Grayscale and VanEck filed amended S-1 prospectuses for proposed U.S. spot BNB exchange-traded funds, removing staking features as both issuers advance SEC engagement. The revisions narrow one of the most sensitive legal issues in crypto ETF design, while leaving unresolved the larger question of how regulators will treat BNB’s exchange-linked risk profile.
VanEck filed Amendment No. 5 for the VanEck BNB ETF, while Grayscale filed Amendment No. 2 for the Grayscale BNB ETF. The latest filings were logged through SEC EDGAR in mid-May, with Grayscale’s amended filing appearing as an S-1/A under CIK 0002106762 and VanEck’s filing disclosing a unified sponsor fee of 0.39%.
Staking Removal Reduces One SEC Friction Point
Both issuers removed staking from their proposed fund structures. That change directly addresses the SEC’s long-running concern that pooled staking and third-party yield arrangements can raise investment-contract questions under the Howey framework.
The operational impact is material. Without staking, the funds become simpler spot-holding vehicles, making fees, custody, redemptions and asset valuation easier for institutional allocators to model.
VanEck’s proposed 0.39% management fee gives compliance teams and allocators a concrete pricing point for due diligence. Grayscale has not disclosed a comparable fee in the latest public amendment materials tracked by market reports, creating asymmetric transparency between the two filings.
The edits also reduce the number of third-party operational dependencies. Removing staking narrows exposure to validator selection, slashing risk, reward calculation and yield-distribution mechanics, all of which would have added extra review layers for custody and risk teams.

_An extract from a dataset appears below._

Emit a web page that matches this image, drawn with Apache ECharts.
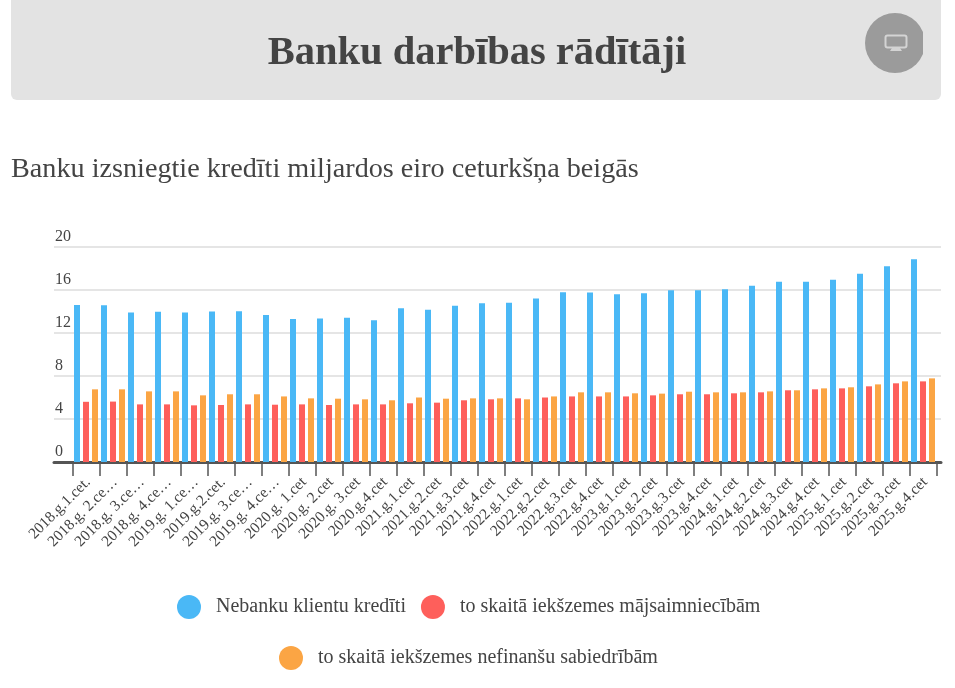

BNB Classification and Exchange Links Remain the Core Test
The staking change does not settle the central regulatory issue. BNB’s classification remains material, and SEC review still has to address whether a spot ETF can hold an exchange-linked token with governance, market-structure and conflict-of-interest considerations.
BNB’s association with the Binance ecosystem creates a distinct risk profile compared with Bitcoin or Ether products. The token’s role in exchange-related activity and on-chain utility means custody, market surveillance, liquidity sources and issuer disclosures will stay under close review.
The amended filings provide procedural clarity rather than an approval signal. Product economics are easier to stress test without staking, but classification risk, custody segregation and market-abuse controls remain central to any investment committee review.
Approval would expand the precedent for spot ETFs beyond Bitcoin and Ether into exchange-linked tokens. A denial, delay or further amendment request would confirm continued SEC caution around token classification and exchange-associated digital assets.
Market participants should treat the amendments as an operational milestone. The next phase will likely turn on SEC feedback around custody, disclosures, surveillance and conflict-of-interest mitigation before any final decision on GBNB or VBNB.